I started with a black spider, visible to cruising fish, under the branches to my left. I concentrated for about thirty minutes and then lost the plot during a series of hooked twigs, tangles and poor casts. Time to move on.
I crept along the bank towards the dead Chestnut tree and flicked the fly into the margins in preparation for a roll cast. A big fish swirled but I was so surprised I froze in disbelief. I rolled the fly out expecting an immediate take. A sunken branch grabbed the fly and put up a good fight. Time to move again.
I leant against the trunk of a tree, backcast into a holly bush, kicked the landing net over and flicked the fly into a particularly tough fern frond in the margin. Hilarious laughter followed and I moved to the open bank and deep water. Trout were cruising along the line of the leaf debris taking buzzers but they were not tempted by my offerings.

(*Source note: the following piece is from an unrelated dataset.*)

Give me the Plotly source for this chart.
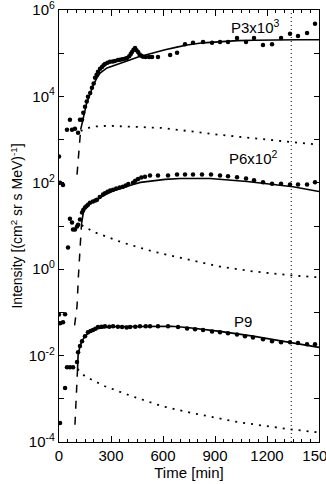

I moved around the lake looking for feeding fish and ended up where I’d started, under the big Beech trees. A deep sunk red and black spider was ignored and my casting deteriorated, tiredness was a distraction. I swapped my fly for a black Neoprene Buzzer with white Neoprene breathers, it was a last ditch attempt at deceiving a fish. I suspected that the tiny fly would be invisible in the coloured water. As the leader drifted in a curve from right to left it appeared to stop, a possible sign of a fish disturbing the water around the buzzer. Not enough to lift into. Several casts later the leader dipped gently no more than an inch and I instinctively lifted the rod. The fish fought long and hard, I couldn’t revive it in the landing net and took it home for dinner.
The rod was a revelation, the slow action threw tight loops to a maximum of fifteen yards. I couldn’t push it further. It will be great for buzzers and fine tippets next season. I hadn’t been particularly lucky but I had worked hard and caught a fish. Two out of three Gods were with me.